14. A screwdriver as claimed in claim 9, wherein said opening forms a tapered channel to prevent a bit from fully passing through said opening, and retains a bit by frictional or pressure fit or engagement.

15. A screwdriver having an elongate handle generally defining an axis, an elongate shank arranged along said axis and having one end embedded within said handle and having another end provided with interchanging means for selectively interchanging generally elongate driver tips, said handle being provided with at least one axial elongate substantially uniform surface channel generally parallel to and extending along a substantial length of said handle along said handle axis and dimensioned for receiving at least one driver tip when not in use; and retaining means for retaining at least one driver tip within said at least one channel to prevent inadvertent separation of said at least one retained driver bits.

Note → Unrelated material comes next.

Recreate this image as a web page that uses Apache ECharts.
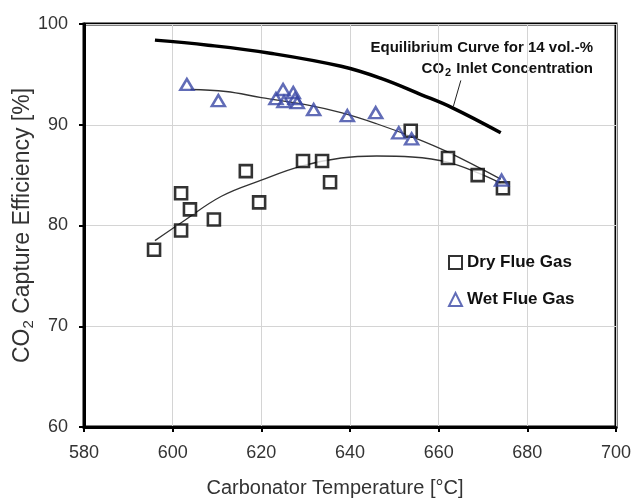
<!DOCTYPE html>
<html><head><meta charset="utf-8">
<script src="https://cdn.jsdelivr.net/npm/echarts@6/dist/echarts.min.js"></script>
<style>html,body{margin:0;padding:0;background:#fff}#c{width:636px;height:498px}</style>
</head><body><div id="c"></div>
<script>
// Data
const xTicks = [580, 600, 620, 640, 660, 680, 700];
const yTicks = [60, 70, 80, 90, 100];
const dryFlueGas = [
  [595.8, 77.6], [601.9, 83.2], [601.9, 79.5], [603.9, 81.6], [609.3, 80.6],
  [616.5, 85.4], [619.5, 82.3], [629.4, 86.4], [633.7, 86.4], [635.5, 84.3],
  [653.7, 89.4], [662.1, 86.7], [668.8, 85.0], [674.5, 83.7]
];
const wetFlueGas = [
  [603.2, 94.0], [610.3, 92.4], [623.3, 92.6], [624.9, 93.5], [625.1, 92.3],
  [627.2, 93.2], [627.6, 92.6], [628.1, 92.2], [631.8, 91.5], [639.4, 90.9],
  [645.8, 91.2], [651.0, 89.2], [653.9, 88.6], [674.2, 84.5]
];
const equilibriumCurve = [
  [596, 98.4], [608, 97.9], [622, 97.1], [638, 95.8], [647, 94.6],
  [656, 93.0], [663, 91.7], [674, 89.2]
];
const wetTrend = [
  [604, 93.5], [612, 93.3], [620, 92.7], [630, 92.0], [638, 91.2],
  [646, 90.1], [654, 88.8], [662, 87.3], [674, 84.6]
];
const dryTrend = [
  [596, 78.5], [602, 80.3], [611, 82.9], [620, 84.5], [629, 85.9],
  [638, 86.7], [646, 86.9], [654, 86.8], [662, 86.3], [669, 85.2], [674, 84.2]
];
const leader = [[665.0, 94.4], [663.3, 91.8]];
const annotationLine1 = 'Equilibrium Curve for 14 vol.-%';
const annotationLine2 = '{n|CO}{s|2}{n| Inlet Concentration}';

const FONT = 'Liberation Sans';
const chart = echarts.init(document.getElementById('c'), null, {renderer: 'canvas'});
chart.setOption({
  backgroundColor: '#fff',
  animation: false,
  textStyle: {fontFamily: FONT},
  grid: {left: 84, right: 20, top: 24, bottom: 71, containLabel: false, outerBoundsMode: 'none',
         show: true, borderColor: '#000', borderWidth: 3, backgroundColor: 'transparent'},
  xAxis: {
    type: 'value', min: xTicks[0], max: xTicks[xTicks.length - 1], interval: 20,
    name: 'Carbonator Temperature [°C]', nameLocation: 'middle', nameGap: 51, nameMoveOverlap: false,
    nameTextStyle: {fontSize: 20, color: '#333', fontFamily: FONT, padding: [0, 30, 0, 0]},
    axisLine: {show: true, lineStyle: {color: '#000', width: 3}},
    axisTick: {show: true, inside: false, length: 5, lineStyle: {color: '#000', width: 2}},
    axisLabel: {fontSize: 18, color: '#333', margin: 17, fontFamily: FONT},
    splitLine: {show: true, lineStyle: {color: '#d4d4d4', width: 1}}
  },
  yAxis: {
    type: 'value', min: yTicks[0], max: yTicks[yTicks.length - 1], interval: 10,
    name: '{a|CO}{b|2}{a| Capture Efficiency [%]}', nameLocation: 'middle', nameGap: 47, nameRotate: 90,
    nameMoveOverlap: false,
    nameTextStyle: {color: '#333', fontFamily: FONT,
      rich: {a: {fontSize: 23, color: '#333', fontFamily: FONT, lineHeight: 28},
             b: {fontSize: 15, color: '#333', fontFamily: FONT, lineHeight: 28, padding: [11, 0, 0, 0]}}},
    axisLine: {show: true, lineStyle: {color: '#000', width: 3}},
    axisTick: {show: true, inside: false, length: 5, lineStyle: {color: '#000', width: 2}},
    axisLabel: {fontSize: 18, color: '#333', margin: 16, fontFamily: FONT},
    splitLine: {show: true, lineStyle: {color: '#d4d4d4', width: 1}}
  },
  legend: {
    orient: 'vertical', left: 443, top: 249, itemGap: 20, itemWidth: 13, itemHeight: 13,
    data: ['Dry Flue Gas', 'Wet Flue Gas'],
    textStyle: {fontSize: 17, fontWeight: 'bold', color: '#111', fontFamily: FONT}
  },
  graphic: [
    {type: 'text', right: 43, top: 40, style: {
      text: annotationLine1, align: 'right', font: 'bold 15px "Liberation Sans"', fill: '#111'}},
    {type: 'text', right: 43, top: 59, style: {
      text: annotationLine2, align: 'right', fill: '#111',
      rich: {n: {font: 'bold 15px "Liberation Sans"', fill: '#111', lineHeight: 19},
             s: {font: 'bold 11px "Liberation Sans"', fill: '#111', lineHeight: 19, padding: [8, 1, 0, 1]}}
    }}
  ],
  series: [
    {name: 'Equilibrium', type: 'line', data: equilibriumCurve, smooth: 0.4, showSymbol: false,
     lineStyle: {color: '#000', width: 3.5}, z: 3,
     markLine: {silent: true, symbol: 'none', label: {show: false},
       lineStyle: {color: '#222', width: 1, type: 'solid'},
       data: [[{coord: leader[0]}, {coord: leader[1]}]]}},
    {name: 'wetTrend', type: 'line', data: wetTrend, smooth: 0.4, showSymbol: false,
     lineStyle: {color: '#333', width: 1.3}, z: 2},
    {name: 'dryTrend', type: 'line', data: dryTrend, smooth: 0.4, showSymbol: false,
     lineStyle: {color: '#333', width: 1.3}, z: 2},
    {name: 'Dry Flue Gas', type: 'scatter', data: dryFlueGas, symbol: 'rect', symbolSize: 12,
     itemStyle: {color: '#fff', borderColor: '#000', borderWidth: 2.6}, z: 5},
    {name: 'Wet Flue Gas', type: 'scatter', data: wetFlueGas, symbol: 'triangle', symbolSize: [13, 11],
     itemStyle: {color: 'rgba(255,255,255,0)', borderColor: '#3a47a5', borderWidth: 2.5}, z: 6}
  ]
});
</script></body></html>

16. A screwdriver as claimed in claim 15, wherein a plurality of channels are provided spaced about said handle.

17. A screwdriver as claimed in claim 15, wherein said retaining means comprise at least one elastic band.

18. A screwdriver as claimed in claim 17, wherein a plurality of elastic bands are provided spaced for each along a direction parallel to said axis.

19. A screwdriver having an elongate handle generally defining an axis; an elongate shank arranged along said axis and having one end embedded within said handle and having another end provided with a driver tip configured for engaging and driving a fastener by rotating the fastener about an axis, substantially coextensive with said handle axis, and auxiliary driver means for driving a fastener about an axis substantially normal to said handle axis; an insulating sheath for causing a substantial portion of said shank between said ends; and securing means for selectively securing said sheath to said handle during use to prevent inadvertent separation.

20. A screwdriver as claimed in claim 19, wherein said securing means comprises a recess in said handle, at said embedded end, provided with an internal thread, and an externally threaded end of said sheath that can threadedly mesh with said internal thread.